Understanding Demat Accounts: A Comprehensive Guide
The concept of demat accounts emerged in response to the inefficiencies and risks associated with handling physical stock certificates. Prior to demat accounts, investors received physical certificates for their shares, which were prone to being misplaced, damaged, or forged. The demat system revolutionized this process by converting physical certificates into electronic records, making trading and managing investments more streamlined and secure.
The Mechanics of a Demat Account
A demat account functions similarly to a bank account but for securities. When an investor buys shares, they are credited to the demat account instead of being issued a physical certificate. Conversely, when shares are sold, they are debited from the demat account. This electronic format allows for faster transactions and reduces paperwork significantly.
To open a demat account, one typically needs to approach a depository participant (DP), which is usually a bank or a financial institution. The process involves submitting identification documents, proof of address, and completing KYC (Know Your Customer) formalities. Once the account is active, investors can start trading securities in the electronic format.
Key Benefits of Demat Accounts
Safety and Security: Electronic storage of securities reduces the risk of loss, theft, or damage that comes with physical certificates.
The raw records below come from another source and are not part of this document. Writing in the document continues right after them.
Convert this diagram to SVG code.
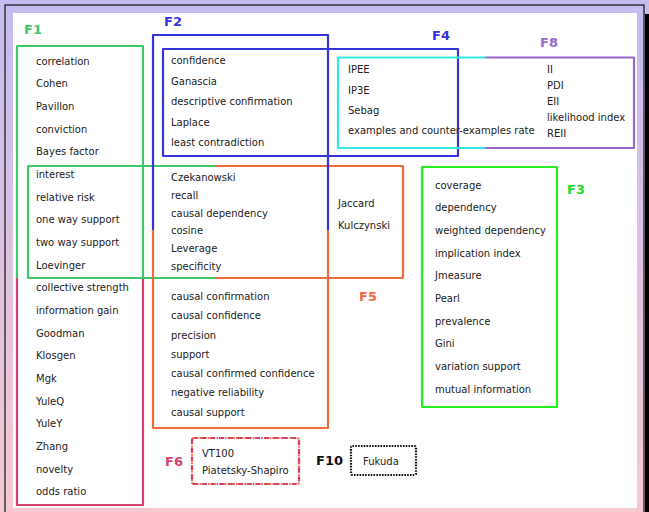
<svg xmlns="http://www.w3.org/2000/svg" width="649" height="512" viewBox="0 0 649 512">
<defs>
<linearGradient id="bg" x1="0" y1="0" x2="0" y2="1">
<stop offset="0" stop-color="#c4bcf0"/>
<stop offset="1" stop-color="#f6c9d2"/>
</linearGradient>
</defs>
<style>
text{font-family:"DejaVu Sans","Liberation Sans",sans-serif;font-size:10px;fill:#222}
.lab{font-weight:bold;font-size:13px}
.b{fill:none;stroke-width:2.2;stroke-linejoin:round;stroke-linecap:butt}
.g1{stroke:#3ec86c}.cr{stroke:#d5406c}.or{stroke:#f26b3b}.bl{stroke:#3434dc}.cy{stroke:#35e8e8}.pu{stroke:#9a68cc}.g3{stroke:#22ee22}
</style>
<rect width="649" height="512" fill="url(#bg)"/>
<rect x="5" y="5" width="639" height="520" fill="none" stroke="#111" stroke-width="1.2"/>
<rect x="645" y="14" width="4" height="498" fill="#000"/>
<rect x="13" y="13" width="624" height="495" fill="#fff"/>

<g id="F1">
<path class="b g1" d="M17,278 V46 H143 V278"/>
<path class="b cr" d="M17,278 V505 H143 V278"/>
<text class="lab" x="24" y="33.5" style="fill:#3ec86c">F1</text>
<text x="36" y="64.5">correlation</text>
<text x="36" y="87.2">Cohen</text>
<text x="36" y="109.8">Pavillon</text>
<text x="36" y="132.5">conviction</text>
<text x="36" y="155.2">Bayes factor</text>
<text x="36" y="177.8">interest</text>
<text x="36" y="200.5">relative risk</text>
<text x="36" y="223.2">one way support</text>
<text x="36" y="245.8">two way support</text>
<text x="36" y="268.5">Loevinger</text>
<text x="36" y="291.2">collective strength</text>
<text x="36" y="313.8">information gain</text>
<text x="36" y="336.5">Goodman</text>
<text x="36" y="359.2">Klosgen</text>
<text x="36" y="381.8">Mgk</text>
<text x="36" y="404.5">YuleQ</text>
<text x="36" y="427.2">YuleY</text>
<text x="36" y="449.8">Zhang</text>
<text x="36" y="472.5">novelty</text>
<text x="36" y="495.2">odds ratio</text>
</g>

<g id="F1F5">
<path class="b g1" d="M215,166 H28 V278 H215"/>
<path class="b or" d="M215,166 H403 V278 H215"/>
</g>

<g id="F2">
<path class="b bl" d="M153,230 V35 H328 V230"/>
<path class="b or" d="M153,230 V428 H328 V230"/>
<text class="lab" x="164" y="25.5" style="fill:#3434dc">F2</text>
<text x="171" y="64">confidence</text>
<text x="171" y="84.5">Ganascia</text>
<text x="171" y="105">descriptive confirmation</text>
<text x="171" y="125.5">Laplace</text>
<text x="171" y="146">least contradiction</text>
<text x="171" y="181">Czekanowski</text>
<text x="171" y="199">recall</text>
<text x="171" y="216.5">causal dependency</text>
<text x="171" y="234">cosine</text>
<text x="171" y="252">Leverage</text>
<text x="171" y="269.5">specificity</text>
<text x="171" y="299.5">causal confirmation</text>
<text x="171" y="319">causal confidence</text>
<text x="171" y="339">precision</text>
<text x="171" y="358">support</text>
<text x="171" y="377">causal confirmed confidence</text>
<text x="171" y="396">negative reliability</text>
<text x="171" y="416">causal support</text>
</g>

<g id="F5">
<text class="lab" x="359" y="300.5" style="fill:#f26b3b">F5</text>
<text x="338" y="207">Jaccard</text>
<text x="338" y="229">Kulczynski</text>
</g>

<g id="F4">
<rect class="b bl" x="163" y="49" width="295" height="107"/>
<text class="lab" x="432" y="39.5" style="fill:#3434dc">F4</text>
</g>

<g id="F4F8">
<path class="b cy" d="M485,57.5 H338 V148 H485"/>
<path class="b pu" d="M485,57.5 H634 V148 H485"/>
<text x="348" y="73">IPEE</text>
<text x="348" y="93.5">IP3E</text>
<text x="348" y="113.5">Sebag</text>
<text x="348" y="133.5">examples and counter-examples rate</text>
</g>

<g id="F8">
<text class="lab" x="540" y="47" style="fill:#9a68cc">F8</text>
<text x="547" y="72.5">II</text>
<text x="547" y="89">PDI</text>
<text x="547" y="105">EII</text>
<text x="547" y="120.5">likelihood index</text>
<text x="547" y="136.5">REII</text>
</g>

<g id="F3">
<rect class="b g3" x="422" y="167" width="135" height="240"/>
<text class="lab" x="567" y="193.5" style="fill:#22dd22">F3</text>
<text x="435" y="188.5">coverage</text>
<text x="435" y="211.2">dependency</text>
<text x="435" y="233.8">weighted dependency</text>
<text x="435" y="256.5">implication index</text>
<text x="435" y="279.2">Jmeasure</text>
<text x="435" y="301.8">Pearl</text>
<text x="435" y="324.5">prevalence</text>
<text x="435" y="347.2">Gini</text>
<text x="435" y="369.8">variation support</text>
<text x="435" y="392.5">mutual information</text>
</g>

<g id="F6">
<rect x="192" y="438" width="107" height="46" rx="2" fill="none" stroke="#f26b3b" stroke-width="2.2" stroke-dasharray="1.6,1.2"/>
<rect x="192" y="438" width="107" height="46" rx="2" fill="none" stroke="#d5406c" stroke-width="2.2" stroke-dasharray="5,4" stroke-dashoffset="2"/>
<text class="lab" x="165" y="466" style="fill:#d5406c">F6</text>
<text x="202" y="457">VT100</text>
<text x="202" y="474">Piatetsky-Shapiro</text>
</g>

<g id="F10">
<rect x="351" y="446" width="65" height="29" rx="1.5" fill="none" stroke="#111" stroke-width="2.2" stroke-dasharray="1.6,1.2"/>
<text class="lab" x="316" y="465" style="fill:#111">F10</text>
<text x="363" y="465">Fukuda</text>
</g>

<g id="connectors"/>
</svg>
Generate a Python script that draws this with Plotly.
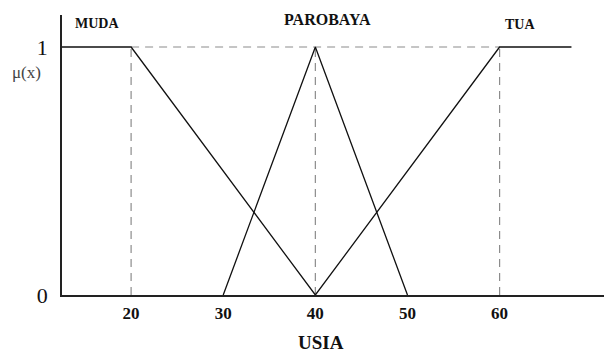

Convenience: Transactions are processed faster and more efficiently compared to handling physical certificates.
Reduced Paperwork: With all securities stored electronically, the amount of paperwork involved in transactions is significantly reduced.
Easy Transfer: Transferring securities from one account to another or selling them becomes a simple process, as everything is managed electronically.
Reduced Cost: Investors save on costs associated with stamp duty and handling physical certificates.
Demat Account vs. Trading Account
It's important to distinguish between a demat account and a trading account. While both are essential for trading in securities, they serve different purposes. A trading account is used to buy and sell securities, while a demat account is used to hold those securities once they are purchased. Essentially, the trading account facilitates transactions, and the demat account stores the securities.
How to Open a Demat Account
Opening a demat account is a straightforward process, but it requires careful attention to detail. Here are the general steps involved:
Choose a Depository Participant (DP): Select a reputable bank or financial institution that offers demat account services.
Submit Documents: Provide necessary documents such as proof of identity, proof of address, and a passport-sized photograph.
Complete KYC: Fill out the KYC form and complete the necessary formalities.
Sign Agreement: Agree to the terms and conditions set by the DP and sign the required documents.
Receive Account Details: Once the account is opened, you will receive an account number and details.
Common Issues and Solutions
Despite their advantages, demat accounts can encounter certain issues. Some common problems include:
Technical Glitches: Occasionally, users may face issues due to technical problems with the depository system. It's important to report such issues to your DP immediately.
Inaccurate Information: Ensure that all details provided during the account opening process are accurate to avoid complications.
Inactive Accounts: Demat accounts that remain inactive for a long time might face maintenance issues. Regularly check your account to ensure it's active.
Conclusion
Demat accounts have transformed the way securities are traded and managed. By offering a secure, convenient, and efficient way to hold financial instruments, they have addressed many of the issues associated with physical certificates. Whether you're a seasoned investor or just starting, understanding how demat accounts work can greatly enhance your investment experience.